5.2.3 Fitting RDF with RSS

This system for creating definitive statements from metadata fits perfectly with the aims of RSS. RSS feeds are, at their core, collections of resources with implicit relationships, and RDF is designed to describe these relationships. Also, and most powerfully, RDF makes these relationships explicit in a way that allows for them to be used.

For example, the RDF graph can be travelled in any direction. The statement "This document (subject/resource) was written (predicate/PropertyType) by Ben Hammersley (object/resource)" can be read from the other end of the graph: "Ben Hammersley (subject/resource) wrote (predicate/PropertyType) this document (object/resource)."

So, you can query a database of RDF-based documents for "all the documents written by Ben Hammersley." If more triples are declared within the documents, you can query for "all the documents written by the man with the email address ben@benhammersley.com," or even "all the documents written by the man with the email address ben@benhammersley.com, and which are on the subject of dates." To take it even further, you can query for "all the documents written by the man with the email address ben@benhammersley.com, and which are on the subject of dates (in the context of small fruits, but not romantic encounters)." By taking different paths through an RDF graph, we can extract all sorts of data quite easily.

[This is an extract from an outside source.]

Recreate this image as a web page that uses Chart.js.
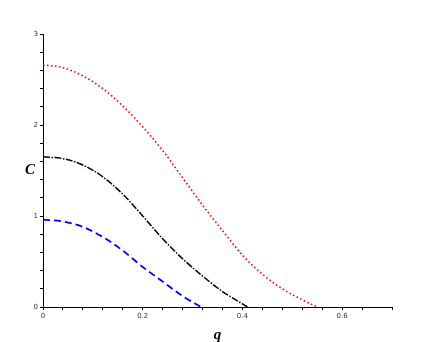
<!DOCTYPE html>
<html>
<head>
<meta charset="utf-8">
<script src="https://cdn.jsdelivr.net/npm/chart.js@4"></script>
<style>
    html, body { margin: 0; padding: 0; background: #fff; }
    #wrap { width: 436px; height: 342px; }
</style>
</head>
<body>
<div id="wrap"><canvas id="chart" width="436" height="342"></canvas></div>
<script>
// values
const redQ   = [0, 0.04, 0.08, 0.12, 0.16, 0.2, 0.24, 0.28, 0.32, 0.36, 0.4, 0.44, 0.48, 0.52, 0.55];
const redC   = [2.66, 2.63, 2.54, 2.40, 2.21, 1.98, 1.72, 1.42, 1.12, 0.84, 0.57, 0.36, 0.20, 0.08, 0];
const blackQ = [0, 0.04, 0.08, 0.12, 0.16, 0.2, 0.24, 0.28, 0.32, 0.36, 0.38, 0.41];
const blackC = [1.65, 1.63, 1.56, 1.43, 1.24, 1.00, 0.75, 0.53, 0.34, 0.17, 0.10, 0];
const blueQ  = [0, 0.04, 0.08, 0.12, 0.16, 0.2, 0.24, 0.28, 0.317];
const blueC  = [0.96, 0.94, 0.88, 0.77, 0.62, 0.44, 0.28, 0.12, 0];

const xMajor = [0, 0.2, 0.4, 0.6];
const yMajor = [0, 1, 2, 3];

function toPoints(xs, ys) {
    return xs.map((x, i) => ({ x: x, y: ys[i] }));
}

function isMajor(v, list) {
    return list.some(m => Math.abs(m - v) < 1e-6);
}

// axis letters drawn unrotated, like the original
const axisLetters = {
    id: 'axisLetters',
    afterDraw(chart) {
        const ctx = chart.ctx;
        const area = chart.chartArea;
        ctx.save();
        ctx.fillStyle = '#000';
        ctx.textAlign = 'center';
        ctx.textBaseline = 'middle';
        ctx.font = 'italic bold 15px "Liberation Serif"';
        ctx.fillText('C', area.left - 13, (area.top + area.bottom) / 2);
        ctx.fillText('q', (area.left + area.right) / 2, area.bottom + 28);
        ctx.restore();
    }
};

const ctx = document.getElementById('chart').getContext('2d');
new Chart(ctx, {
    type: 'scatter',
    data: {
        datasets: [
            {
                data: toPoints(redQ, redC),
                showLine: true,
                borderColor: '#ff0000',
                borderWidth: 1.6,
                borderDash: [1.6, 2.4],
                pointRadius: 0,
                cubicInterpolationMode: 'monotone'
            },
            {
                data: toPoints(blackQ, blackC),
                showLine: true,
                borderColor: '#000000',
                borderWidth: 1.5,
                borderDash: [7, 1.5, 1.5, 1.5],
                pointRadius: 0,
                cubicInterpolationMode: 'monotone'
            },
            {
                data: toPoints(blueQ, blueC),
                showLine: true,
                borderColor: '#0000ff',
                borderWidth: 1.8,
                borderDash: [7, 4],
                pointRadius: 0,
                cubicInterpolationMode: 'monotone'
            }
        ]
    },
    options: {
        responsive: false,
        animation: false,
        layout: { padding: { left: 0, right: 44, top: 34, bottom: 0 } },
        plugins: {
            legend: { display: false },
            tooltip: { enabled: false }
        },
        scales: {
            x: {
                type: 'linear',
                min: 0,
                max: 0.7,
                afterFit: (scale) => { scale.height = 35; },
                border: { display: true, color: '#000', width: 1 },
                grid: { drawOnChartArea: false, drawTicks: true, tickLength: 3, color: '#000' },
                ticks: {
                    stepSize: 0.04,
                    autoSkip: false,
                    maxRotation: 0,
                    padding: 2,
                    color: '#333',
                    font: { family: 'DejaVu Sans', size: 7 },
                    callback: (v) => isMajor(v, xMajor) ? String(Math.round(v * 10) / 10) : ''
                }
            },
            y: {
                type: 'linear',
                min: 0,
                max: 3,
                afterFit: (scale) => { scale.width = 43; },
                border: { display: true, color: '#000', width: 1 },
                grid: { drawOnChartArea: false, drawTicks: true, tickLength: 3, color: '#000' },
                ticks: {
                    stepSize: 0.2,
                    autoSkip: false,
                    padding: 2,
                    color: '#333',
                    font: { family: 'DejaVu Sans', size: 7 },
                    callback: (v) => isMajor(v, yMajor) ? String(Math.round(v)) : ''
                }
            }
        }
    },
    plugins: [axisLetters]
});
</script>
</body>
</html>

The ability of RDF to allow complex querying is one definite attraction, but the implications go further than that. Because RDF works just as well distributed as in a database, publishing an RDF version of RSS provides a remarkably useful entry point for the RDF world to access your site. Also, because the RDF vocabularies are easily definable, anyone can invent one. This makes RDF both wide ranging and fast growing, but in a way that does not require a single standards overlord. In the language of RSS 1.0, RDF is extensible.